What if Sunday-me has more optimism for what Thursday-me is capable of than I actually am? It’s dry erase, so I can either erase it and fill in something simpler, or just bump it to another night by drawing an arrow. The meals don’t need to be extravagant either; I try to balance more in-depth recipes one night with frozen pizza the next (or actually, every Friday is salad and frozen pizza night to give me a break! I highly recommend this!).
Other Benefits
Meal planning also helps reduce leftovers being thrown out. When we eat all of the leftovers of a dish, I erase that dish from the menu board. So all the literate members of my family can check the menu board to know what’s in the fridge that they can eat.
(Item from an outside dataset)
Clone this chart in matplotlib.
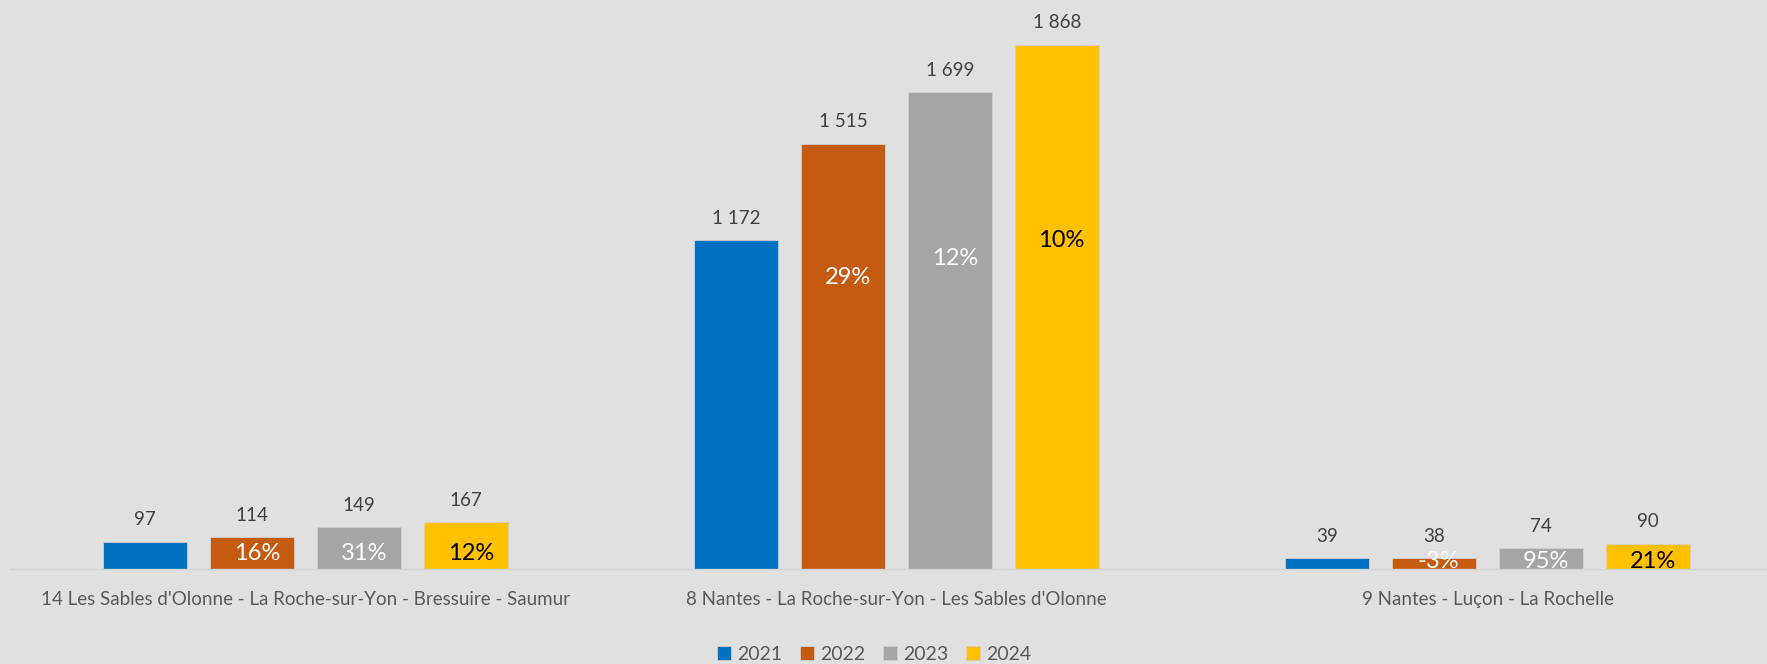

I also find that meal planning curbs our tendency to buy food we don’t need or won’t use, so it can help lower grocery bills, too. If you’re looking to further lower that grocery total, you can check the weekly ad to see what’s on sale while menu planning. It’s super helpful around holidays too, allowing you to repurpose all that turkey once turkey sandwiches are tired (turkey taquitos, turkey pot pie, turkey noodle soup; really, you can replace almost any chicken recipe with leftover turkey).
I love having one less decision to make each night during the witching hour. I’m able to make sure I have all the ingredients I need, the meal is right for the weather (yep, I’m the crazy person who can’t eat soup in summer!), and we don’t have wasted food because we forgot it was leftover. It’s a simple time and sanity saving solution that only takes a few minutes each week.